Disciplining young children takes time and diligence and can become stressful, but disciplining teens can take some added strategy, advanced planning, and innovative techniques. Here are three ways that we’ve found to be effective!
The first is to use natural consequences as discipline. I describe it in this post.
The second is to take away a privilege. When one of our sons was an hour late for his curfew, after a lengthy discussion, making sure that he understood why we had a curfew for him, we had him spend his evenings for the next week at home with us, his dear parents. He had plans for some of those evenings but……there are consequences of disobeying authority.

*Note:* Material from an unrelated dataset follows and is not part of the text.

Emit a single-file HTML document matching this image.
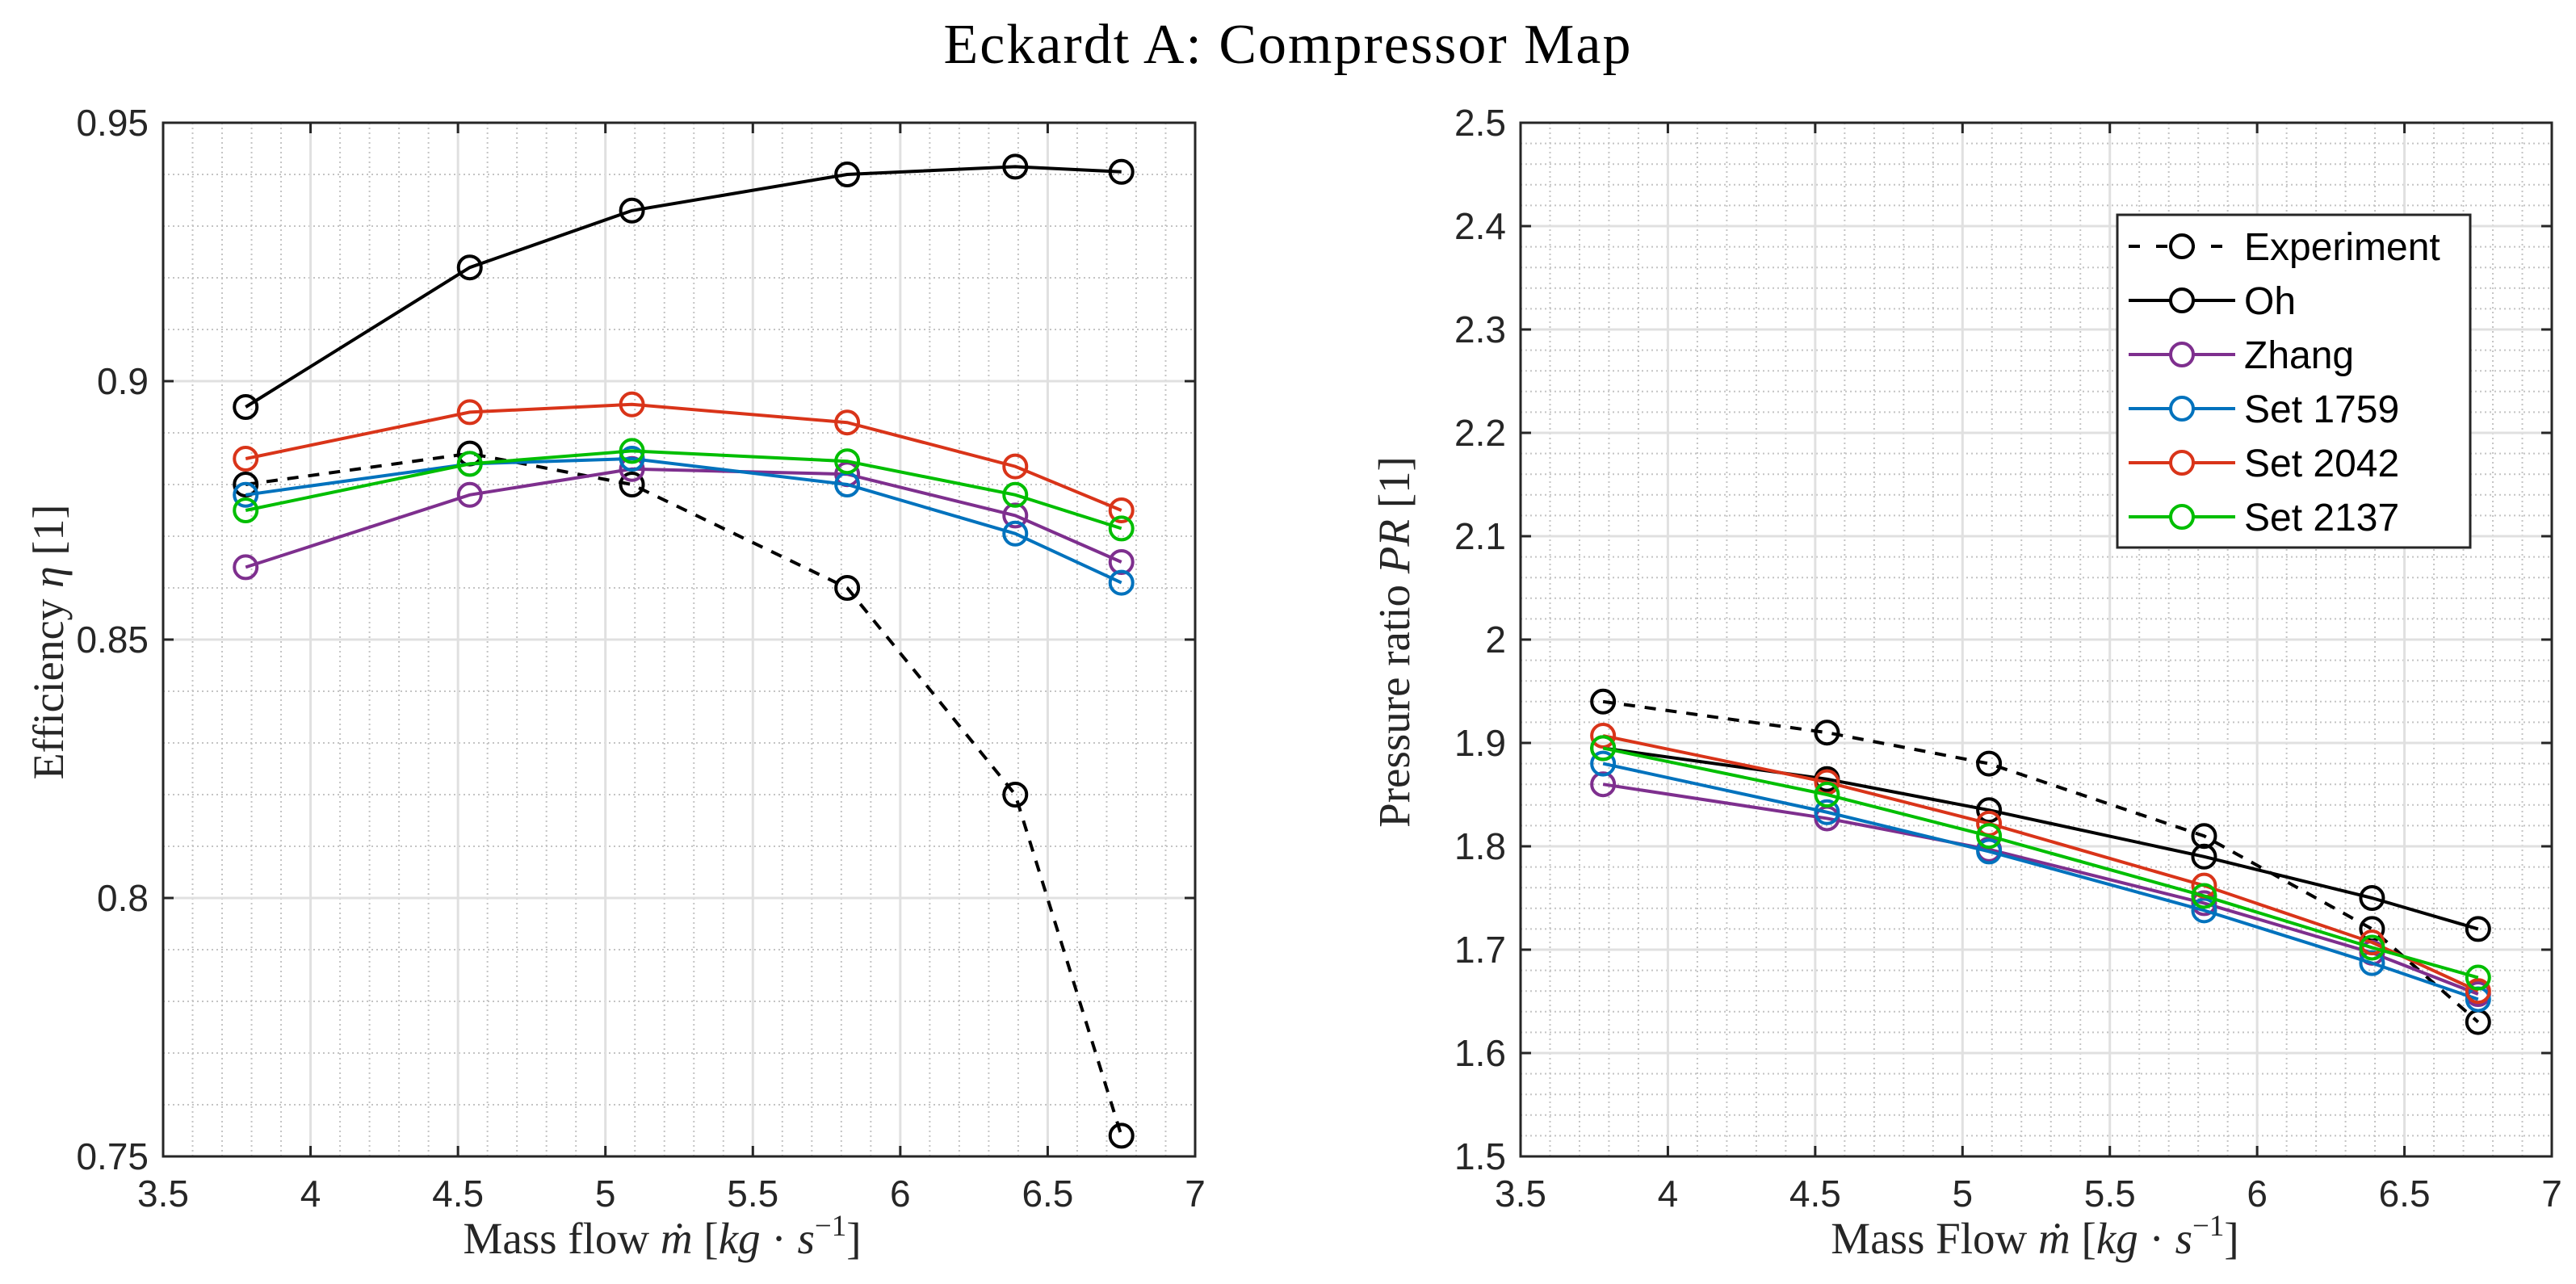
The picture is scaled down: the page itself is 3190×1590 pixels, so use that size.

The third is to STRONGLY suggest that the teen demonstrate the desired behavior for a certain length of time. For example, last week two of my teen daughters were throwing ‘barbs’ at each other. While their conversation appeared to be civil, I could hear the slight hostility and criticism in their tones. I don’t allow my children to fight each other and/or disrespect each other. We look at our home as a training ground for the ‘real ‘world, so we try to work things out accordingly, according to God’s word. In the ‘real’ world, we shouldn’t disrespect people or fight or talk about people behind their back. If we are having a problem with someone, we should go to them and respectfully use communication to work things out and try to understand each other. I asked to talk to my two teens in my ‘office’, (the bathroom in our mudroom :) ), and I let them know of my concerns and observations. They were not happy. I decided to help them see that the benefits of walking in love FAR outweigh allowing their flesh nature to ‘shine’. I asked them to make a point to compliment each other for the remainder of the afternoon, and ONLY say positive things to each other. They began laughing immediately because we have been through this many times before, and they now know, in advance, that the outcome of this ‘discipline’ is fun. It works doing things God’s way! We need to understand that we were bought with a very high price, we are not our own, and we need to CHOOSE to speak and walk in love, ( 1 Corinthians 6:20). It is always a heart issue.
By the time my children are tweenish my goal is for them to understand that their dad and I are striving to help them hit the mark for which they were created. That involves disciplining them. Once our children ‘get that’, discipline becomes a partnership with them, not what we are doing to them.